Our Klamath Basin Water Crisis
Upholding rural Americans' rights to grow food,
own property, and caretake our wildlife and natural resources.
The US Bureau of Reclamation has awarded a US$843,000 contract under the American Recovery and Reinvestment Act (ARRA) to Research Triangle Institute to support scientific investigations to evaluate the economic potential for advancing fisheries restoration by removing four dams, and whether it is in the public interest to do so. The dams are located on the Klamath River in California and Southern Oregon.
A broad stakeholder collaborative effort has been underway for several years to address long-standing disputes over scarce water resources and fisheries restoration in the Klamath Basin.

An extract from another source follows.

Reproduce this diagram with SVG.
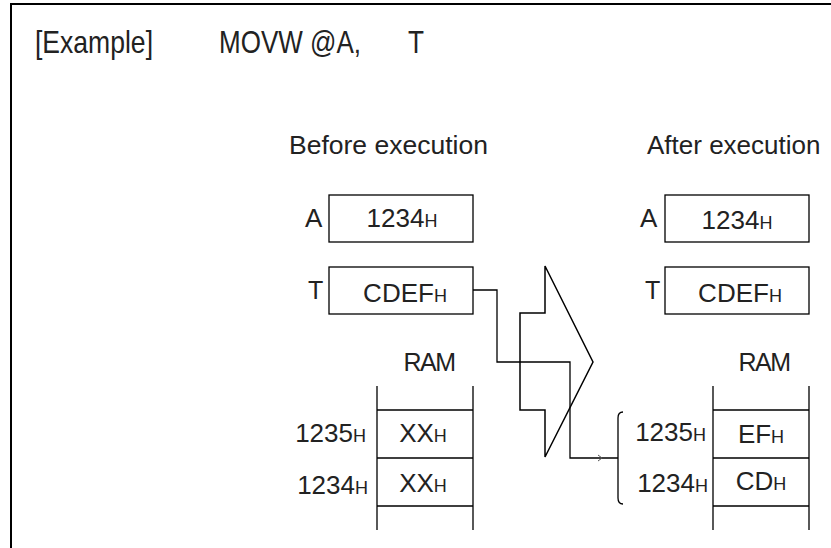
<svg xmlns="http://www.w3.org/2000/svg" width="831" height="548" viewBox="0 0 831 548">
<style>
.t{font-family:"Liberation Sans",Arial,sans-serif;fill:#222;}
.m{font-size:26px;}
.s{font-size:18px;}
.h{font-size:26.5px;}
.ti{font-size:32px;}
.box{fill:#fff;stroke:#000;stroke-width:1.3;}
.ln{fill:none;stroke:#000;stroke-width:1.3;}
</style>
<rect width="831" height="548" fill="#fff"/>
<path d="M11,548 V4 H831" fill="none" stroke="#000" stroke-width="2"/>
<g id="title">
<text class="t ti" x="35" y="53" textLength="118" lengthAdjust="spacingAndGlyphs">[Example]</text>
<text class="t ti" x="219" y="53" textLength="142" lengthAdjust="spacingAndGlyphs">MOVW @A,</text>
<text class="t ti" x="408" y="53" textLength="16" lengthAdjust="spacingAndGlyphs">T</text>
</g>
<g id="headings">
<text class="t h" x="289" y="154">Before execution</text>
<text class="t" x="647" y="154" font-size="26">After execution</text>
</g>
<g id="before-A">
<text class="t" x="305" y="227" font-size="26">A</text>
<rect class="box" x="329" y="195" width="144" height="47"/>
<text class="t" x="402" y="227" text-anchor="middle"><tspan class="m">1234</tspan><tspan class="s">H</tspan></text>
</g>
<g id="before-T">
<text class="t" x="308" y="299" font-size="25">T</text>
<rect class="box" x="329" y="267" width="144" height="47"/>
<text class="t" x="405" y="302" text-anchor="middle"><tspan class="m">CDEF</tspan><tspan class="s">H</tspan></text>
</g>
<g id="before-RAM">
<text class="t" x="429" y="371" font-size="25" text-anchor="middle" letter-spacing="-1.5">RAM</text>
<path class="ln" d="M377,386 V530 M473,386 V530 M377,410 H473 M377,458 H473 M377,506 H473"/>
<text class="t" x="366" y="442" text-anchor="end"><tspan class="m">1235</tspan><tspan class="s">H</tspan></text>
<text class="t" x="368" y="494" text-anchor="end"><tspan class="m">1234</tspan><tspan class="s">H</tspan></text>
<text class="t" x="423" y="442" text-anchor="middle"><tspan class="m">XX</tspan><tspan class="s">H</tspan></text>
<text class="t" x="423" y="492" text-anchor="middle"><tspan class="m">XX</tspan><tspan class="s">H</tspan></text>
</g>
<g id="arrow">
<path d="M545,266 V313 H520 V410 H545 V457 L593,362 Z" fill="none" stroke="#000" stroke-width="1.5"/>
</g>
<g id="after-A">
<text class="t" x="640" y="227" font-size="26">A</text>
<rect class="box" x="665" y="195" width="144" height="47"/>
<text class="t" x="737" y="229" text-anchor="middle"><tspan class="m">1234</tspan><tspan class="s">H</tspan></text>
</g>
<g id="after-T">
<text class="t" x="645" y="299" font-size="25">T</text>
<rect class="box" x="665" y="267" width="144" height="47"/>
<text class="t" x="740" y="302" text-anchor="middle"><tspan class="m">CDEF</tspan><tspan class="s">H</tspan></text>
</g>
<g id="after-RAM">
<text class="t" x="764" y="371" font-size="25" text-anchor="middle" letter-spacing="-1.5">RAM</text>
<path class="ln" d="M713,386 V530 M809,386 V530 M713,410 H809 M713,458 H809 M713,506 H809"/>
<text class="t" x="706" y="441" text-anchor="end"><tspan class="m">1235</tspan><tspan class="s">H</tspan></text>
<text class="t" x="708" y="492" text-anchor="end"><tspan class="m">1234</tspan><tspan class="s">H</tspan></text>
<text class="t" x="761" y="443" text-anchor="middle"><tspan class="m">EF</tspan><tspan class="s">H</tspan></text>
<text class="t" x="761" y="490" text-anchor="middle"><tspan class="m">CD</tspan><tspan class="s">H</tspan></text>
<path class="ln" d="M623,412 Q618,412 618,418 V498 Q618,504 623,504"/>
</g>
<g id="connectors">
<path class="ln" d="M473,290 H497 V362 H570 V458 H618"/>
<path d="M598,455 L602,458 L598,461" fill="none" stroke="#555" stroke-width="1"/>
</g>
</svg>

Negotiations of two agreements, the Klamath Basin Restoration Agreement and the Klamath Hydropower Settlement Agreement, are nearing completion to further the resolution of disputes between conservationists, tribes, farmers, fishermen and state and federal agencies.
The Klamath Basin Restoration Agreement will improve conditions for fish species listed under the Endangered Species Act that may be affected by the Klamath Project including threatened Coho salmon, and endangered Lost River sucker and shortnose suckers.
The Klamath Hydropower Settlement Agreement calls for the analysis of whether it is in the public interest to remove four hydro power dams on the Klamath River. This analysis requires a full assessment of the economic effects of dam removal. This assessment will focus on local, regional, and national economic benefits and impacts. The comprehensive economic analysis of dam removal will study impacts to downstream and other affected communities, including the loss of tax revenues and jobs, changes to the value of regional and local commercial fisheries, other businesses, and national economic values attached to environmental changes associated with dam removal.